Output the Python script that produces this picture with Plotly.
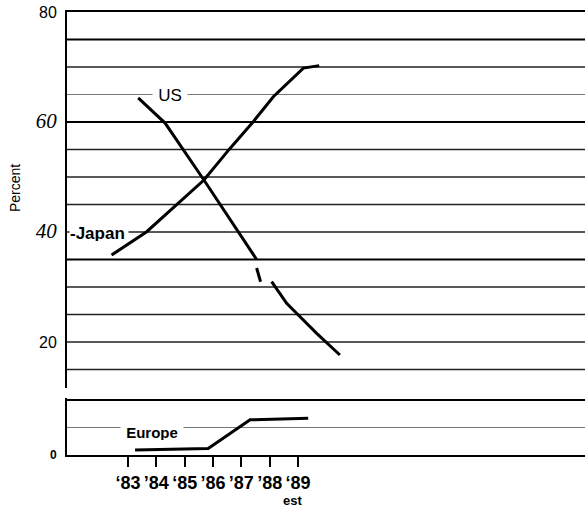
import plotly.graph_objects as go

# ---------------- data ----------------
YEARS = [1983, 1984, 1985, 1986, 1987, 1988, 1989]
YEAR_LABELS = ["<b>‘83</b>", "<b>’84</b>", "<b>‘85</b>", "<b>’86</b>",
               "<b>’87</b>", "<b>’88</b>", "<b>‘89</b>"]
EST_LABEL = "est"

us_year = [1983.36, 1984.31, 1985.68, 1987.54, None, 1987.54, 1987.68, None,
           1988.07, 1988.60, 1988.95, 1989.66, 1990.48]
us_pct = [64.4, 59.8, 49.45, 35.0, None, 33.45, 30.96, None,
          30.96, 27.04, 25.22, 21.58, 17.64]

japan_year = [1982.42, 1983.66, 1985.68, 1986.60, 1987.42, 1988.13, 1989.19, 1989.75]
japan_pct = [35.8, 40.05, 49.45, 55.2, 60.05, 64.6, 69.8, 70.25]

europe_year = [1983.25, 1985.83, 1987.31, 1989.36]
europe_pct = [0.9, 1.2, 6.4, 6.7]

UPPER_GRID = [15, 20, 25, 30, 35, 40, 45, 50, 55, 60, 65, 70, 75]   # 80 is the top frame line
LOWER_GRID = [5, 10]
BOLD_GRID = [75, 60, 35, 10]
LIGHT_GRID = [65, 5]
Y_MAX = 80

UPPER_TICKS = [20, 40, 60, 80]
UPPER_TICKTEXT = [
    "20",
    "<span style='font-family:Liberation Serif;font-style:italic;font-size:21px'>40</span>",
    "<span style='font-family:Liberation Serif;font-style:italic;font-size:21px'>60</span>",
    "80",
]

# ---------------- layout geometry (window pixels) ----------------
W, H = 585, 507
PLOT_L, PLOT_T, PLOT_B = 67, 12, 455
ML, MT, MB, MR = PLOT_L, PLOT_T, H - PLOT_B, 0
PLOT_H = PLOT_B - PLOT_T
PX = 5.5              # pixels per percentage point
UP_BOT_PX = 388       # bottom of upper panel
LOW_TOP_PX = 398      # top of lower panel
X0_PX, XSTEP = 128, 28.33  # pixel of '83 tick, pixels per year

up_top = Y_MAX
up_bot = Y_MAX - (UP_BOT_PX - PLOT_T) / PX
low_top = (PLOT_B - LOW_TOP_PX) / PX
x_lo = 1983 - (X0_PX - PLOT_L) / XSTEP
x_hi = 1983 + (W - X0_PX) / XSTEP

FONT = "Liberation Sans Narrow, Liberation Sans, Arial, sans-serif"
SANS = "Liberation Sans, Arial, sans-serif"

fig = go.Figure()
fig.add_trace(go.Scatter(x=us_year, y=us_pct, mode="lines", connectgaps=False,
                         line=dict(color="black", width=3), xaxis="x", yaxis="y",
                         showlegend=False, hoverinfo="skip"))
fig.add_trace(go.Scatter(x=japan_year, y=japan_pct, mode="lines",
                         line=dict(color="black", width=3), xaxis="x", yaxis="y",
                         showlegend=False, hoverinfo="skip"))
fig.add_trace(go.Scatter(x=europe_year, y=europe_pct, mode="lines",
                         line=dict(color="black", width=3), xaxis="x2", yaxis="y2",
                         showlegend=False, hoverinfo="skip"))

shapes = []
def grid(level, yref):
    if level in BOLD_GRID:
        c, w = "black", 2
    elif level in LIGHT_GRID:
        c, w = "#777777", 1
    else:
        c, w = "#222222", 1.4
    return dict(type="line", xref="x domain", x0=0, x1=1, yref=yref,
                y0=level, y1=level, line=dict(color=c, width=w), layer="below")

for g in UPPER_GRID:
    shapes.append(grid(g, "y"))
for g in LOWER_GRID:
    shapes.append(grid(g, "y2"))

annotations = [
    dict(text="US", x=1984.48, y=65, xref="x", yref="y", showarrow=False,
         font=dict(family=FONT, size=17, color="black"), bgcolor="white",
         width=34, height=14, borderpad=0),
    dict(text="<b>-Japan</b>", x=x_lo + 0.06, y=40, xref="x", yref="y",
         showarrow=False, xanchor="left", yanchor="middle", align="left",
         font=dict(family=FONT, size=17, color="black"), bgcolor="white",
         width=58, height=15, borderpad=0, yshift=-1),
    dict(text="<b>Europe</b>", x=1983.85, y=4.2, xref="x2", yref="y2",
         showarrow=False, font=dict(family=FONT, size=15, color="black"),
         bgcolor="white", width=62, height=16, borderpad=0),
    dict(text="<b>" + EST_LABEL + "</b>", x=YEARS[-1] - 0.18, xref="x2",
         y=0, yref="paper", yshift=-45, yanchor="middle", showarrow=False,
         font=dict(family=FONT, size=13, color="black")),
    dict(text="Percent", x=0, xref="paper", xshift=-52, xanchor="center",
         y=(PLOT_B - 188) / PLOT_H, yref="paper", yanchor="middle",
         textangle=-90, showarrow=False,
         font=dict(family=SANS, size=14, color="black")),
]

fig.update_layout(
    width=W, height=H,
    margin=dict(l=ML, r=MR, t=MT, b=MB, autoexpand=False),
    paper_bgcolor="white", plot_bgcolor="white",
    shapes=shapes, annotations=annotations,
    xaxis=dict(domain=[0, 1], range=[x_lo, x_hi], anchor="y", matches="x2",
               side="top", showticklabels=False, ticks="",
               showgrid=False, zeroline=False,
               showline=True, linecolor="black", linewidth=2,
               automargin=False),
    yaxis=dict(domain=[(PLOT_B - UP_BOT_PX) / PLOT_H, 1], range=[up_bot, up_top],
               anchor="x", showgrid=False, zeroline=False, automargin=False,
               showline=True, linecolor="black", linewidth=2,
               tickvals=UPPER_TICKS, ticktext=UPPER_TICKTEXT, ticks="",
               ticklabelstandoff=5, ticklabeloverflow="allow",
               tickfont=dict(family=SANS, size=16, color="black")),
    xaxis2=dict(domain=[0, 1], range=[x_lo, x_hi], anchor="y2",
                showgrid=False, zeroline=False, automargin=False,
                showline=True, linecolor="black", linewidth=2,
                tickvals=YEARS, ticktext=YEAR_LABELS, ticks="outside",
                ticklen=10, tickwidth=1.5, tickcolor="black",
                tickfont=dict(family=FONT, size=18, color="black")),
    yaxis2=dict(domain=[0, (PLOT_B - LOW_TOP_PX) / PLOT_H], range=[0, low_top],
                anchor="x2", showgrid=False, zeroline=False, automargin=False,
                showline=True, linecolor="black", linewidth=2,
                tickvals=[0], ticktext=["<b>0</b>"], ticks="",
                ticklabelstandoff=6,
                tickfont=dict(family=SANS, size=12, color="black")),
)

fig.write_html(
    "out.html",
    config={"displayModeBar": False},
    post_script="document.body.style.margin='0px';"
                "document.documentElement.style.overflow='hidden';",
)
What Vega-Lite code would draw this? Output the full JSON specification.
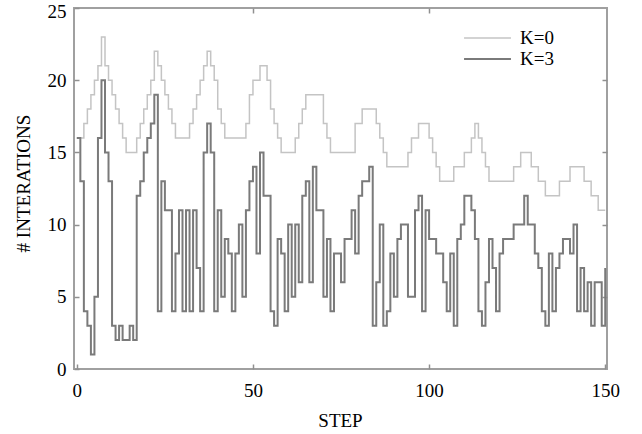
{
  "$schema": "https://vega.github.io/schema/vega-lite/v6.json",
  "autosize": {"type": "none"},
  "padding": {"left": 74, "top": 8, "right": 35, "bottom": 65},
  "width": 533,
  "height": 361,
  "background": "white",
  "config": {
    "view": {"stroke": "#a0a0a0", "strokeWidth": 2},
    "font": "Liberation Serif",
    "axis": {"labelFont": "Liberation Serif", "titleFont": "Liberation Serif", "labelFontSize": 19, "titleFontSize": 19, "labelColor": "black", "titleColor": "black", "titleFontWeight": "normal", "grid": false, "domain": false, "tickColor": "#909090", "tickSize": -5, "tickWidth": 1.5},
    "legend": {"labelFont": "Liberation Serif", "labelFontSize": 19, "labelColor": "black"}
  },
  "data": {"values": [
{"step":0,"K=0":16,"K=3":16},{"step":1,"K=0":16,"K=3":13},{"step":2,"K=0":17,"K=3":4},{"step":3,"K=0":18,"K=3":3},{"step":4,"K=0":19,"K=3":1},{"step":5,"K=0":20,"K=3":5},{"step":6,"K=0":21,"K=3":16},{"step":7,"K=0":23,"K=3":20},{"step":8,"K=0":21,"K=3":15},{"step":9,"K=0":20,"K=3":13},
{"step":10,"K=0":19,"K=3":3},{"step":11,"K=0":18,"K=3":2},{"step":12,"K=0":17,"K=3":3},{"step":13,"K=0":16,"K=3":2},{"step":14,"K=0":15,"K=3":2},{"step":15,"K=0":15,"K=3":3},{"step":16,"K=0":15,"K=3":2},{"step":17,"K=0":16,"K=3":12},{"step":18,"K=0":17,"K=3":13},{"step":19,"K=0":18,"K=3":15},
{"step":20,"K=0":19,"K=3":16},{"step":21,"K=0":20,"K=3":17},{"step":22,"K=0":22,"K=3":19},{"step":23,"K=0":21,"K=3":4},{"step":24,"K=0":20,"K=3":13},{"step":25,"K=0":19,"K=3":11},{"step":26,"K=0":18,"K=3":11},{"step":27,"K=0":17,"K=3":4},{"step":28,"K=0":16,"K=3":8},{"step":29,"K=0":16,"K=3":11},
{"step":30,"K=0":16,"K=3":4},{"step":31,"K=0":16,"K=3":11},{"step":32,"K=0":17,"K=3":4},{"step":33,"K=0":18,"K=3":11},{"step":34,"K=0":19,"K=3":7},{"step":35,"K=0":20,"K=3":4},{"step":36,"K=0":21,"K=3":15},{"step":37,"K=0":22,"K=3":17},{"step":38,"K=0":21,"K=3":15},{"step":39,"K=0":20,"K=3":4},
{"step":40,"K=0":18,"K=3":11},{"step":41,"K=0":17,"K=3":5},{"step":42,"K=0":16,"K=3":9},{"step":43,"K=0":16,"K=3":8},{"step":44,"K=0":16,"K=3":4},{"step":45,"K=0":16,"K=3":8},{"step":46,"K=0":16,"K=3":10},{"step":47,"K=0":16,"K=3":5},{"step":48,"K=0":17,"K=3":11},{"step":49,"K=0":19,"K=3":13},
{"step":50,"K=0":20,"K=3":14},{"step":51,"K=0":20,"K=3":8},{"step":52,"K=0":21,"K=3":15},{"step":53,"K=0":21,"K=3":12},{"step":54,"K=0":20,"K=3":12},{"step":55,"K=0":18,"K=3":4},{"step":56,"K=0":17,"K=3":3},{"step":57,"K=0":16,"K=3":9},{"step":58,"K=0":15,"K=3":8},{"step":59,"K=0":15,"K=3":4},
{"step":60,"K=0":15,"K=3":10},{"step":61,"K=0":15,"K=3":5},{"step":62,"K=0":16,"K=3":10},{"step":63,"K=0":17,"K=3":6},{"step":64,"K=0":18,"K=3":12},{"step":65,"K=0":19,"K=3":13},{"step":66,"K=0":19,"K=3":6},{"step":67,"K=0":19,"K=3":14},{"step":68,"K=0":19,"K=3":11},{"step":69,"K=0":19,"K=3":11},
{"step":70,"K=0":17,"K=3":5},{"step":71,"K=0":16,"K=3":9},{"step":72,"K=0":15,"K=3":4},{"step":73,"K=0":15,"K=3":8},{"step":74,"K=0":15,"K=3":8},{"step":75,"K=0":15,"K=3":6},{"step":76,"K=0":15,"K=3":9},{"step":77,"K=0":15,"K=3":9},{"step":78,"K=0":15,"K=3":11},{"step":79,"K=0":17,"K=3":8},
{"step":80,"K=0":17,"K=3":12},{"step":81,"K=0":18,"K=3":13},{"step":82,"K=0":18,"K=3":13},{"step":83,"K=0":18,"K=3":14},{"step":84,"K=0":18,"K=3":3},{"step":85,"K=0":17,"K=3":6},{"step":86,"K=0":16,"K=3":10},{"step":87,"K=0":15,"K=3":3},{"step":88,"K=0":14,"K=3":4},{"step":89,"K=0":14,"K=3":8},
{"step":90,"K=0":14,"K=3":5},{"step":91,"K=0":14,"K=3":9},{"step":92,"K=0":14,"K=3":10},{"step":93,"K=0":14,"K=3":10},{"step":94,"K=0":15,"K=3":5},{"step":95,"K=0":16,"K=3":5},{"step":96,"K=0":16,"K=3":11},{"step":97,"K=0":17,"K=3":12},{"step":98,"K=0":17,"K=3":4},{"step":99,"K=0":17,"K=3":11},
{"step":100,"K=0":16,"K=3":9},{"step":101,"K=0":15,"K=3":9},{"step":102,"K=0":14,"K=3":8},{"step":103,"K=0":13,"K=3":8},{"step":104,"K=0":13,"K=3":6},{"step":105,"K=0":13,"K=3":4},{"step":106,"K=0":13,"K=3":8},{"step":107,"K=0":14,"K=3":3},{"step":108,"K=0":14,"K=3":9},{"step":109,"K=0":14,"K=3":10},
{"step":110,"K=0":15,"K=3":12},{"step":111,"K=0":15,"K=3":12},{"step":112,"K=0":16,"K=3":11},{"step":113,"K=0":17,"K=3":9},{"step":114,"K=0":16,"K=3":4},{"step":115,"K=0":15,"K=3":3},{"step":116,"K=0":14,"K=3":6},{"step":117,"K=0":13,"K=3":9},{"step":118,"K=0":13,"K=3":7},{"step":119,"K=0":13,"K=3":4},
{"step":120,"K=0":13,"K=3":8},{"step":121,"K=0":13,"K=3":9},{"step":122,"K=0":13,"K=3":9},{"step":123,"K=0":13,"K=3":9},{"step":124,"K=0":14,"K=3":10},{"step":125,"K=0":14,"K=3":10},{"step":126,"K=0":15,"K=3":10},{"step":127,"K=0":15,"K=3":12},{"step":128,"K=0":15,"K=3":10},{"step":129,"K=0":14,"K=3":10},
{"step":130,"K=0":14,"K=3":8},{"step":131,"K=0":13,"K=3":7},{"step":132,"K=0":13,"K=3":4},{"step":133,"K=0":12,"K=3":3},{"step":134,"K=0":12,"K=3":8},{"step":135,"K=0":12,"K=3":4},{"step":136,"K=0":12,"K=3":7},{"step":137,"K=0":13,"K=3":8},{"step":138,"K=0":13,"K=3":9},{"step":139,"K=0":13,"K=3":9},
{"step":140,"K=0":14,"K=3":8},{"step":141,"K=0":14,"K=3":10},{"step":142,"K=0":14,"K=3":4},{"step":143,"K=0":14,"K=3":7},{"step":144,"K=0":13,"K=3":4},{"step":145,"K=0":13,"K=3":6},{"step":146,"K=0":12,"K=3":3},{"step":147,"K=0":12,"K=3":6},{"step":148,"K=0":11,"K=3":6},{"step":149,"K=0":11,"K=3":3},
{"step":150,"K=0":11,"K=3":7}
  ]},
  "transform": [{"fold": ["K=0", "K=3"], "as": ["series", "value"]}],
  "layer": [
    {
      "mark": {"type": "line", "interpolate": "step-after", "clip": true},
      "encoding": {
        "x": {"field": "step", "type": "quantitative", "scale": {"domain": [-0.8, 150.5], "nice": false, "zero": false},
              "axis": {"orient": "bottom", "values": [0, 50, 100, 150], "title": "STEP", "labelPadding": 17, "titleX": 266, "titleY": 51, "titleBaseline": "middle"}},
        "y": {"field": "value", "type": "quantitative", "scale": {"domain": [0, 25], "nice": false},
              "axis": {"orient": "left", "values": [0, 5, 10, 15, 20, 25], "title": "# INTERATIONS", "labelPadding": 13, "labelOffset": {"condition": {"test": "datum.value === 25", "value": 3}, "value": 0}, "titleX": -51, "titleY": 175, "titleBaseline": "middle"}},
        "color": {"field": "series", "type": "nominal", "scale": {"domain": ["K=0", "K=3"], "range": ["#c4c4c4", "#7a7a7a"]},
                  "legend": {"title": null, "orient": "none", "legendX": 389, "legendY": 20, "symbolType": "stroke", "symbolSize": 2200, "symbolStrokeWidth": 2, "clipHeight": 20, "labelOffset": 8, "rowPadding": 1, "padding": 0}},
        "strokeWidth": {"field": "series", "type": "nominal", "scale": {"domain": ["K=0", "K=3"], "range": [1.5, 2]}, "legend": null}
      }
    },
    {
      "mark": {"type": "line", "opacity": 0},
      "encoding": {
        "x": {"field": "step", "type": "quantitative", "axis": {"orient": "top", "values": [50, 100], "labels": false, "title": null}},
        "y": {"field": "value", "type": "quantitative", "axis": {"orient": "right", "values": [5, 10, 15, 20], "labels": false, "title": null}},
        "detail": {"field": "series"}
      }
    }
  ],
  "resolve": {"axis": {"x": "independent", "y": "independent"}}
}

****

Your task is to return the lines above, from the first one up to and including the line containing "30.96, 27.04, 25.22, 21.58, 17.64]", minus any pictures.

Output the Python script that produces this picture with Plotly.
import plotly.graph_objects as go

# ---------------- data ----------------
YEARS = [1983, 1984, 1985, 1986, 1987, 1988, 1989]
YEAR_LABELS = ["<b>‘83</b>", "<b>’84</b>", "<b>‘85</b>", "<b>’86</b>",
               "<b>’87</b>", "<b>’88</b>", "<b>‘89</b>"]
EST_LABEL = "est"

us_year = [1983.36, 1984.31, 1985.68, 1987.54, None, 1987.54, 1987.68, None,
           1988.07, 1988.60, 1988.95, 1989.66, 1990.48]
us_pct = [64.4, 59.8, 49.45, 35.0, None, 33.45, 30.96, None,
          30.96, 27.04, 25.22, 21.58, 17.64]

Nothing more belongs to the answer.